— start —
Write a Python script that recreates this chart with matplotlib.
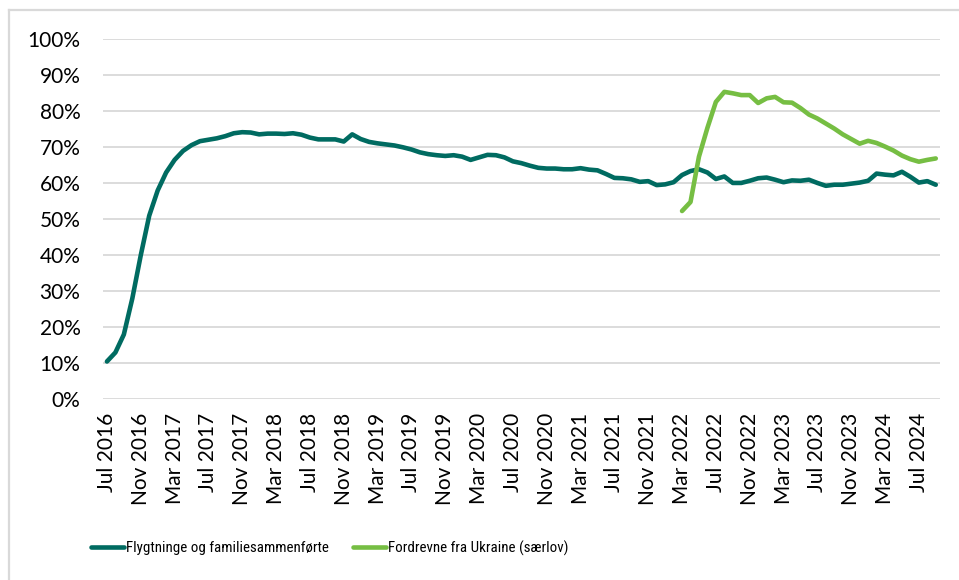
import matplotlib
matplotlib.use("Agg")
import matplotlib.pyplot as plt
from matplotlib.lines import Line2D
from matplotlib.font_manager import FontProperties
import numpy as np
import pandas as pd

# monthly shares, Jul 2016 - Sep 2024 (pct)
months = pd.date_range("2016-07-01", periods=99, freq="MS")
labels = [m.strftime("%b %Y") for m in months]

flygtninge = [
    10.5, 13.0, 18.0, 28.0, 40.0, 51.0, 58.0, 63.0, 66.5, 69.0,
    70.6, 71.7, 72.1, 72.5, 73.1, 73.9, 74.2, 74.1, 73.6, 73.8,
    73.8, 73.7, 73.9, 73.5, 72.7, 72.2, 72.2, 72.2, 71.6, 73.6,
    72.3, 71.5, 71.1, 70.8, 70.5, 70.0, 69.4, 68.6, 68.1, 67.8,
    67.6, 67.8, 67.4, 66.5, 67.2, 67.9, 67.8, 67.2, 66.1, 65.6,
    64.9, 64.3, 64.1, 64.1, 63.9, 63.9, 64.2, 63.8, 63.6, 62.6,
    61.5, 61.4, 61.1, 60.4, 60.6, 59.5, 59.7, 60.3, 62.3, 63.4,
    63.9, 63.0, 61.2, 61.9, 60.1, 60.1, 60.7, 61.4, 61.6, 61.0,
    60.3, 60.8, 60.7, 61.0, 60.1, 59.3, 59.6, 59.6, 59.9, 60.2,
    60.7, 62.7, 62.4, 62.2, 63.2, 61.8, 60.2, 60.6, 59.6,
]

# Ukraine special act starts Mar 2022
ukraine = [np.nan] * 68 + [
    52.3, 54.8, 67.4, 75.4, 82.6, 85.4, 85.0, 84.5, 84.5, 82.3,
    83.6, 84.0, 82.5, 82.4, 80.9, 79.1, 78.0, 76.6, 75.2, 73.6,
    72.3, 71.0, 71.8, 71.2, 70.2, 69.1, 67.7, 66.7, 66.0, 66.5,
    66.9,
]

series_names = ["Flygtninge og familiesammenførte", "Fordrevne fra Ukraine (særlov)"]
colors = ["#006b61", "#76be43"]

plt.rcParams["font.family"] = ["Lato", "DejaVu Sans"]

fig = plt.figure(figsize=(9.59, 5.8), dpi=100)
W, H = 959, 580
ax = fig.add_axes([102.7 / W, 1 - 399.3 / H, (940 - 102.7) / W, (399.3 - 39.3) / H])

x = np.arange(len(months))
for vals, name, c in zip([flygtninge, ukraine], series_names, colors):
    ax.plot(x, vals, color=c, lw=3.3, label=name,
            solid_joinstyle="round", solid_capstyle="round")

ax.set_xlim(-0.5, len(months) - 0.5)
ax.set_ylim(0, 100)
ax.set_yticks(np.arange(0, 101, 10))
ax.set_yticklabels([f"{v}%" for v in range(0, 101, 10)], fontsize=15)
ax.set_xticks(x[::4])
ax.set_xticklabels(labels[::4], rotation=90, fontsize=15, ha="center", va="top")
ax.tick_params(axis="both", length=0, colors="black")
ax.tick_params(axis="y", pad=16)
ax.tick_params(axis="x", pad=10)

ax.grid(axis="y", color="#d9d9d9", lw=1.3)
ax.set_axisbelow(True)
for s in ax.spines.values():
    s.set_visible(False)

# outer chart frame (partly cut off)
fig.add_artist(Line2D([9 / W, 9 / W], [0, 1 - 10 / H], color="#d9d9d9", lw=1.6,
                      transform=fig.transFigure))
fig.add_artist(Line2D([9 / W, 1], [1 - 10 / H, 1 - 10 / H], color="#d9d9d9", lw=1.6,
                      transform=fig.transFigure))

leg_font = FontProperties(family=["Roboto Condensed", "DejaVu Sans"],
                          stretch="condensed", size=10.8)
leg = fig.legend(loc="center left", bbox_to_anchor=(91 / W, 1 - 548 / H), ncol=2,
                 frameon=False, borderpad=0, borderaxespad=0,
                 handlelength=2.2, handletextpad=0.15, columnspacing=1.6,
                 prop=leg_font)

fig.savefig("out.png", dpi=100)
— end —
--- Problem requirements ---
Quote the material word for word, dropping any images it holds.

--- Expected output ---
Write a Python script that recreates this chart with matplotlib.
import matplotlib
matplotlib.use("Agg")
import matplotlib.pyplot as plt
from matplotlib.lines import Line2D
from matplotlib.font_manager import FontProperties
import numpy as np
import pandas as pd

# monthly shares, Jul 2016 - Sep 2024 (pct)
months = pd.date_range("2016-07-01", periods=99, freq="MS")
labels = [m.strftime("%b %Y") for m in months]

flygtninge = [
    10.5, 13.0, 18.0, 28.0, 40.0, 51.0, 58.0, 63.0, 66.5, 69.0,
    70.6, 71.7, 72.1, 72.5, 73.1, 73.9, 74.2, 74.1, 73.6, 73.8,
    73.8, 73.7, 73.9, 73.5, 72.7, 72.2, 72.2, 72.2, 71.6, 73.6,
    72.3, 71.5, 71.1, 70.8, 70.5, 70.0, 69.4, 68.6, 68.1, 67.8,
    67.6, 67.8, 67.4, 66.5, 67.2, 67.9, 67.8, 67.2, 66.1, 65.6,
    64.9, 64.3, 64.1, 64.1, 63.9, 63.9, 64.2, 63.8, 63.6, 62.6,
    61.5, 61.4, 61.1, 60.4, 60.6, 59.5, 59.7, 60.3, 62.3, 63.4,
    63.9, 63.0, 61.2, 61.9, 60.1, 60.1, 60.7, 61.4, 61.6, 61.0,
    60.3, 60.8, 60.7, 61.0, 60.1, 59.3, 59.6, 59.6, 59.9, 60.2,
    60.7, 62.7, 62.4, 62.2, 63.2, 61.8, 60.2, 60.6, 59.6,
]

# Ukraine special act starts Mar 2022
ukraine = [np.nan] * 68 + [
    52.3, 54.8, 67.4, 75.4, 82.6, 85.4, 85.0, 84.5, 84.5, 82.3,
    83.6, 84.0, 82.5, 82.4, 80.9, 79.1, 78.0, 76.6, 75.2, 73.6,
    72.3, 71.0, 71.8, 71.2, 70.2, 69.1, 67.7, 66.7, 66.0, 66.5,
    66.9,
]

series_names = ["Flygtninge og familiesammenførte", "Fordrevne fra Ukraine (særlov)"]
colors = ["#006b61", "#76be43"]

plt.rcParams["font.family"] = ["Lato", "DejaVu Sans"]

fig = plt.figure(figsize=(9.59, 5.8), dpi=100)
W, H = 959, 580
ax = fig.add_axes([102.7 / W, 1 - 399.3 / H, (940 - 102.7) / W, (399.3 - 39.3) / H])

x = np.arange(len(months))
for vals, name, c in zip([flygtninge, ukraine], series_names, colors):
    ax.plot(x, vals, color=c, lw=3.3, label=name,
            solid_joinstyle="round", solid_capstyle="round")

ax.set_xlim(-0.5, len(months) - 0.5)
ax.set_ylim(0, 100)
ax.set_yticks(np.arange(0, 101, 10))
ax.set_yticklabels([f"{v}%" for v in range(0, 101, 10)], fontsize=15)
ax.set_xticks(x[::4])
ax.set_xticklabels(labels[::4], rotation=90, fontsize=15, ha="center", va="top")
ax.tick_params(axis="both", length=0, colors="black")
ax.tick_params(axis="y", pad=16)
ax.tick_params(axis="x", pad=10)

ax.grid(axis="y", color="#d9d9d9", lw=1.3)
ax.set_axisbelow(True)
for s in ax.spines.values():
    s.set_visible(False)

# outer chart frame (partly cut off)
fig.add_artist(Line2D([9 / W, 9 / W], [0, 1 - 10 / H], color="#d9d9d9", lw=1.6,
                      transform=fig.transFigure))
fig.add_artist(Line2D([9 / W, 1], [1 - 10 / H, 1 - 10 / H], color="#d9d9d9", lw=1.6,
                      transform=fig.transFigure))

leg_font = FontProperties(family=["Roboto Condensed", "DejaVu Sans"],
                          stretch="condensed", size=10.8)
leg = fig.legend(loc="center left", bbox_to_anchor=(91 / W, 1 - 548 / H), ncol=2,
                 frameon=False, borderpad=0, borderaxespad=0,
                 handlelength=2.2, handletextpad=0.15, columnspacing=1.6,
                 prop=leg_font)

fig.savefig("out.png", dpi=100)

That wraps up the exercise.